1. Get everyone on the same page
Do as much as you can to make sure that the sales, customer service, finance and purchasing departments are all pulling in the same direction when judging the performance of transportation. The first two have an affinity for service metrics while the latter two tend to favor hard cost measurements. You won’t change this psychology, but you can achieve broad alignment. A word of caution: this should not be a solo effort. The overall aim is to prioritize transportation metrics and align them with corporate strategy, a task best tackled by a cross-functional team.
2. Marshal your resources
When cutting costs, a common pitfall is to skimp on your back office budget. Taken to extremes this strategy can create inefficiencies that frustrate your original goal. Work with internal stakeholders to figure out how you can streamline back office functions without cutting them to the bone. Outsourcing activities such as freight payment and claims is a sensible first step.
3. Watch out for the gaps
Prioritize savings initiatives and identify the operational gaps that prevent the high-priority projects from being realized. Address these gaps, and estimate the cost of these actions to make sure that they are not too expensive in relation to your annual savings targets.
4. Be constrained
Constraint-based procurement software packages – that collect freight rates and model scenarios to help shippers buy the optimum transportation plan – are powerful tools that you should seriously consider using.

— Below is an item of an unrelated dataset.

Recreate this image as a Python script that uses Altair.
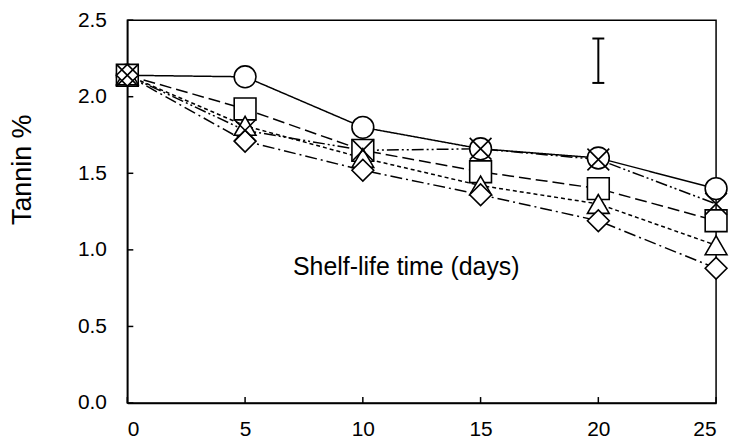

Spreadsheets will not give you the same cost- saving horsepower.
5. Move to the center
Centralizing procurement and core transportation processes such as freight tendering makes it easier to do business and yields cost savings. A robust transportation management system (TMS) multiplies the benefits by automating routine processes and making it easier to monitor your operations. But don’t stop at centralizing these functions; apply the same discipline to your network.
6. Get serious about metrics
Use management routines to continuously measure performance. These involve carefully crafted monitoring programs that focus on specific elements of your operations. Scorecard yourself and the carrier community, keeping in mind that optimizing metrics such as dwell time can deliver significant paybacks.
7. Is inbound on your radar screen?
Don’t overlook inbound transportation (for more on this see the blog Make the Move to Inbound by Chris Brady, TMC General Manager, Americas). Inbound movements can offer rich pickings for cost-cutting and efficiency programs.
8. Don’t lose sight of the other guy
Benchmarking is not a one-off exercise but an ongoing effort to stay ahead of the pack. Always be on the lookout for unfavorable comparisons with industry standards and best-in-class competitors. For example, do you have access to real-time performance reports and do you have a formal carrier management program?
The above checklist of best practices is not a universal recipe for achieving the lowest costs and excellent customer service. But it does provide a basic roadmap that will help to keep you on track as the competitive traffic gets heavier.